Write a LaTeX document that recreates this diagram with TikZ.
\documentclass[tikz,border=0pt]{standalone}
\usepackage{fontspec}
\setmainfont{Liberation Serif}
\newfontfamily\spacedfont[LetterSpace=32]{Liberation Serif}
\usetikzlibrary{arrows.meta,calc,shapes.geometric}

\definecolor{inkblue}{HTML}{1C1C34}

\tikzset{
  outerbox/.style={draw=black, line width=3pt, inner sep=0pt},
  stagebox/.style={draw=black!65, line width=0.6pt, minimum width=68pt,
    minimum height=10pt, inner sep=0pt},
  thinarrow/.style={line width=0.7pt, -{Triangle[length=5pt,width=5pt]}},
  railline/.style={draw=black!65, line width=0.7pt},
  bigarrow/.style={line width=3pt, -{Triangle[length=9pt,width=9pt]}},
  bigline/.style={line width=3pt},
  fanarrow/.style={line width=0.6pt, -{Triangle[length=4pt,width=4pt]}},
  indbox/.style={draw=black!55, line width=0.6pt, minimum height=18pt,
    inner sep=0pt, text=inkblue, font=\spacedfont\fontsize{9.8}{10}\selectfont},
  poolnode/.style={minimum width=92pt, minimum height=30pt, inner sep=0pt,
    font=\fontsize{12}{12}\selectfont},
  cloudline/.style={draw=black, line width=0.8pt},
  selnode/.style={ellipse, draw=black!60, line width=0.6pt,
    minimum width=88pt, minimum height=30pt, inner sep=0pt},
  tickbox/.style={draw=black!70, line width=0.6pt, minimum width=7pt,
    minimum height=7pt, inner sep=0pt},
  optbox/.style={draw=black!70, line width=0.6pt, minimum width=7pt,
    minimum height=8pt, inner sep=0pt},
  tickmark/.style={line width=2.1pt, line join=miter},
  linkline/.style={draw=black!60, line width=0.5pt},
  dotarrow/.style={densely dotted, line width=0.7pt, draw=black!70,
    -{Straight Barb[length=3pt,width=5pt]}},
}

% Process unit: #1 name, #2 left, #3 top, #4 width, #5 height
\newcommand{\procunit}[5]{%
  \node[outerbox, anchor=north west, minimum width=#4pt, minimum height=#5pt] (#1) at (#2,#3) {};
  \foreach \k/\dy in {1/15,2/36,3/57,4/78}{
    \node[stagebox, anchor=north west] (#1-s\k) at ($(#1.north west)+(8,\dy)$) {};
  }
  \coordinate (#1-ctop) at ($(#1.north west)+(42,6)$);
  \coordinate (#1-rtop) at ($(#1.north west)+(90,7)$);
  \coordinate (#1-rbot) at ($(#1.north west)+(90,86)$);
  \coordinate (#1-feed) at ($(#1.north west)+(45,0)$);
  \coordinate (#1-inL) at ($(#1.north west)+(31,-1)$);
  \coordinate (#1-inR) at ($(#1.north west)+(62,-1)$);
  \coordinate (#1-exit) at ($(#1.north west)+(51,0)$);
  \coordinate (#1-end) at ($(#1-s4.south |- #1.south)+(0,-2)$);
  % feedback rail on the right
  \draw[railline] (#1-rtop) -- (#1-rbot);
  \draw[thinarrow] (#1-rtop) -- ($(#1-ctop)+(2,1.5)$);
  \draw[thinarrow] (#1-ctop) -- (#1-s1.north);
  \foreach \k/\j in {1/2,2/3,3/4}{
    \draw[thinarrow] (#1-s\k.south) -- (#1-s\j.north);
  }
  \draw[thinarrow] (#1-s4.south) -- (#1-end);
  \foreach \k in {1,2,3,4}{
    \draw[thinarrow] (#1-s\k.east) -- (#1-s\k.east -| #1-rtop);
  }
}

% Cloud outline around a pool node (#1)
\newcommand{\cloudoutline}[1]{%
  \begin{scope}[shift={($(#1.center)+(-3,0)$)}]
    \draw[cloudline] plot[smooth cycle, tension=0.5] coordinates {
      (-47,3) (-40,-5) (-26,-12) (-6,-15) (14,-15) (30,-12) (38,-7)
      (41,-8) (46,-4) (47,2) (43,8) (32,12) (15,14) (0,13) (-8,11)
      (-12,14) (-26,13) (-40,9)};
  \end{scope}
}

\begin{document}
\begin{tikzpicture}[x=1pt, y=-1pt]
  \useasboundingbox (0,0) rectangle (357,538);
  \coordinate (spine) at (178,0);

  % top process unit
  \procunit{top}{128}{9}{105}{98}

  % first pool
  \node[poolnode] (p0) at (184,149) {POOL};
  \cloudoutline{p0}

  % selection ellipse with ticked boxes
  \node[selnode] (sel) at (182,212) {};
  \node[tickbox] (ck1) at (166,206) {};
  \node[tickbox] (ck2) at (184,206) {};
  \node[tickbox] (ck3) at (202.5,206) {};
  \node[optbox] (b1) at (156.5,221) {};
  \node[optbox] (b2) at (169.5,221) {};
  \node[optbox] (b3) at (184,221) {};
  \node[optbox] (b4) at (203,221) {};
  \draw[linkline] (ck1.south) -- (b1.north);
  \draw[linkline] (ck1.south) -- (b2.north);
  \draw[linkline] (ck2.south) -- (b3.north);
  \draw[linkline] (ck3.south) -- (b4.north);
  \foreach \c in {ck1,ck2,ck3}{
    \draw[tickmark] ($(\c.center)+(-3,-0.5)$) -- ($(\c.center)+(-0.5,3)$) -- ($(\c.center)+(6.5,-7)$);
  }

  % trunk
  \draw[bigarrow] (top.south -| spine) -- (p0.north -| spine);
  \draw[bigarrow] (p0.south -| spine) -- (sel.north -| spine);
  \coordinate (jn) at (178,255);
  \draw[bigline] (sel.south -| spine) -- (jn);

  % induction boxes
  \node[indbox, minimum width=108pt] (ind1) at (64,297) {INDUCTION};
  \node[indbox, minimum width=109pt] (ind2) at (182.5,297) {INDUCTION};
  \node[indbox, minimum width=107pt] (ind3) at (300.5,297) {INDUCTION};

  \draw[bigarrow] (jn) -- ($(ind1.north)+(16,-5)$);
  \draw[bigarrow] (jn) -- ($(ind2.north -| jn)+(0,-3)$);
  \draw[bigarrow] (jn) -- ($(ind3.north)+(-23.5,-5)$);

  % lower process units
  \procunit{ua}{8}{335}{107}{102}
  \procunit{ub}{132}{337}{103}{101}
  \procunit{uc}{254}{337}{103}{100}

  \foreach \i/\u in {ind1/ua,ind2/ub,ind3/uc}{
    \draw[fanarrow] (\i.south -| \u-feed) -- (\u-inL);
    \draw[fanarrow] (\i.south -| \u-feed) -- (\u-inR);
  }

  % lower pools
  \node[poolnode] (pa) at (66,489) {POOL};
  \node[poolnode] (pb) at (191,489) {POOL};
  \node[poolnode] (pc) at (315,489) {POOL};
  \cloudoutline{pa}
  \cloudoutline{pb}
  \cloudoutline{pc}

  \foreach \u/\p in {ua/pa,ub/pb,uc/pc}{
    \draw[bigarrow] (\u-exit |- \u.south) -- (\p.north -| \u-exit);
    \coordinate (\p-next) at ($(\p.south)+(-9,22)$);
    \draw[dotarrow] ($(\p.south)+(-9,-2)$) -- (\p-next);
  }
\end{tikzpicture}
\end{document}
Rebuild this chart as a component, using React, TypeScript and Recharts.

» **Task to complete**
Please repeat the listing exactly, with nothing left out.

» **Solution to the problem**
Write a LaTeX document that recreates this diagram with TikZ.
\documentclass[tikz,border=0pt]{standalone}
\usepackage{fontspec}
\setmainfont{Liberation Serif}
\newfontfamily\spacedfont[LetterSpace=32]{Liberation Serif}
\usetikzlibrary{arrows.meta,calc,shapes.geometric}

\definecolor{inkblue}{HTML}{1C1C34}

\tikzset{
  outerbox/.style={draw=black, line width=3pt, inner sep=0pt},
  stagebox/.style={draw=black!65, line width=0.6pt, minimum width=68pt,
    minimum height=10pt, inner sep=0pt},
  thinarrow/.style={line width=0.7pt, -{Triangle[length=5pt,width=5pt]}},
  railline/.style={draw=black!65, line width=0.7pt},
  bigarrow/.style={line width=3pt, -{Triangle[length=9pt,width=9pt]}},
  bigline/.style={line width=3pt},
  fanarrow/.style={line width=0.6pt, -{Triangle[length=4pt,width=4pt]}},
  indbox/.style={draw=black!55, line width=0.6pt, minimum height=18pt,
    inner sep=0pt, text=inkblue, font=\spacedfont\fontsize{9.8}{10}\selectfont},
  poolnode/.style={minimum width=92pt, minimum height=30pt, inner sep=0pt,
    font=\fontsize{12}{12}\selectfont},
  cloudline/.style={draw=black, line width=0.8pt},
  selnode/.style={ellipse, draw=black!60, line width=0.6pt,
    minimum width=88pt, minimum height=30pt, inner sep=0pt},
  tickbox/.style={draw=black!70, line width=0.6pt, minimum width=7pt,
    minimum height=7pt, inner sep=0pt},
  optbox/.style={draw=black!70, line width=0.6pt, minimum width=7pt,
    minimum height=8pt, inner sep=0pt},
  tickmark/.style={line width=2.1pt, line join=miter},
  linkline/.style={draw=black!60, line width=0.5pt},
  dotarrow/.style={densely dotted, line width=0.7pt, draw=black!70,
    -{Straight Barb[length=3pt,width=5pt]}},
}

% Process unit: #1 name, #2 left, #3 top, #4 width, #5 height
\newcommand{\procunit}[5]{%
  \node[outerbox, anchor=north west, minimum width=#4pt, minimum height=#5pt] (#1) at (#2,#3) {};
  \foreach \k/\dy in {1/15,2/36,3/57,4/78}{
    \node[stagebox, anchor=north west] (#1-s\k) at ($(#1.north west)+(8,\dy)$) {};
  }
  \coordinate (#1-ctop) at ($(#1.north west)+(42,6)$);
  \coordinate (#1-rtop) at ($(#1.north west)+(90,7)$);
  \coordinate (#1-rbot) at ($(#1.north west)+(90,86)$);
  \coordinate (#1-feed) at ($(#1.north west)+(45,0)$);
  \coordinate (#1-inL) at ($(#1.north west)+(31,-1)$);
  \coordinate (#1-inR) at ($(#1.north west)+(62,-1)$);
  \coordinate (#1-exit) at ($(#1.north west)+(51,0)$);
  \coordinate (#1-end) at ($(#1-s4.south |- #1.south)+(0,-2)$);
  % feedback rail on the right
  \draw[railline] (#1-rtop) -- (#1-rbot);
  \draw[thinarrow] (#1-rtop) -- ($(#1-ctop)+(2,1.5)$);
  \draw[thinarrow] (#1-ctop) -- (#1-s1.north);
  \foreach \k/\j in {1/2,2/3,3/4}{
    \draw[thinarrow] (#1-s\k.south) -- (#1-s\j.north);
  }
  \draw[thinarrow] (#1-s4.south) -- (#1-end);
  \foreach \k in {1,2,3,4}{
    \draw[thinarrow] (#1-s\k.east) -- (#1-s\k.east -| #1-rtop);
  }
}

% Cloud outline around a pool node (#1)
\newcommand{\cloudoutline}[1]{%
  \begin{scope}[shift={($(#1.center)+(-3,0)$)}]
    \draw[cloudline] plot[smooth cycle, tension=0.5] coordinates {
      (-47,3) (-40,-5) (-26,-12) (-6,-15) (14,-15) (30,-12) (38,-7)
      (41,-8) (46,-4) (47,2) (43,8) (32,12) (15,14) (0,13) (-8,11)
      (-12,14) (-26,13) (-40,9)};
  \end{scope}
}

\begin{document}
\begin{tikzpicture}[x=1pt, y=-1pt]
  \useasboundingbox (0,0) rectangle (357,538);
  \coordinate (spine) at (178,0);

  % top process unit
  \procunit{top}{128}{9}{105}{98}

  % first pool
  \node[poolnode] (p0) at (184,149) {POOL};
  \cloudoutline{p0}

  % selection ellipse with ticked boxes
  \node[selnode] (sel) at (182,212) {};
  \node[tickbox] (ck1) at (166,206) {};
  \node[tickbox] (ck2) at (184,206) {};
  \node[tickbox] (ck3) at (202.5,206) {};
  \node[optbox] (b1) at (156.5,221) {};
  \node[optbox] (b2) at (169.5,221) {};
  \node[optbox] (b3) at (184,221) {};
  \node[optbox] (b4) at (203,221) {};
  \draw[linkline] (ck1.south) -- (b1.north);
  \draw[linkline] (ck1.south) -- (b2.north);
  \draw[linkline] (ck2.south) -- (b3.north);
  \draw[linkline] (ck3.south) -- (b4.north);
  \foreach \c in {ck1,ck2,ck3}{
    \draw[tickmark] ($(\c.center)+(-3,-0.5)$) -- ($(\c.center)+(-0.5,3)$) -- ($(\c.center)+(6.5,-7)$);
  }

  % trunk
  \draw[bigarrow] (top.south -| spine) -- (p0.north -| spine);
  \draw[bigarrow] (p0.south -| spine) -- (sel.north -| spine);
  \coordinate (jn) at (178,255);
  \draw[bigline] (sel.south -| spine) -- (jn);

  % induction boxes
  \node[indbox, minimum width=108pt] (ind1) at (64,297) {INDUCTION};
  \node[indbox, minimum width=109pt] (ind2) at (182.5,297) {INDUCTION};
  \node[indbox, minimum width=107pt] (ind3) at (300.5,297) {INDUCTION};

  \draw[bigarrow] (jn) -- ($(ind1.north)+(16,-5)$);
  \draw[bigarrow] (jn) -- ($(ind2.north -| jn)+(0,-3)$);
  \draw[bigarrow] (jn) -- ($(ind3.north)+(-23.5,-5)$);

  % lower process units
  \procunit{ua}{8}{335}{107}{102}
  \procunit{ub}{132}{337}{103}{101}
  \procunit{uc}{254}{337}{103}{100}

  \foreach \i/\u in {ind1/ua,ind2/ub,ind3/uc}{
    \draw[fanarrow] (\i.south -| \u-feed) -- (\u-inL);
    \draw[fanarrow] (\i.south -| \u-feed) -- (\u-inR);
  }

  % lower pools
  \node[poolnode] (pa) at (66,489) {POOL};
  \node[poolnode] (pb) at (191,489) {POOL};
  \node[poolnode] (pc) at (315,489) {POOL};
  \cloudoutline{pa}
  \cloudoutline{pb}
  \cloudoutline{pc}

  \foreach \u/\p in {ua/pa,ub/pb,uc/pc}{
    \draw[bigarrow] (\u-exit |- \u.south) -- (\p.north -| \u-exit);
    \coordinate (\p-next) at ($(\p.south)+(-9,22)$);
    \draw[dotarrow] ($(\p.south)+(-9,-2)$) -- (\p-next);
  }
\end{tikzpicture}
\end{document}
Rebuild this chart as a component, using React, TypeScript and Recharts.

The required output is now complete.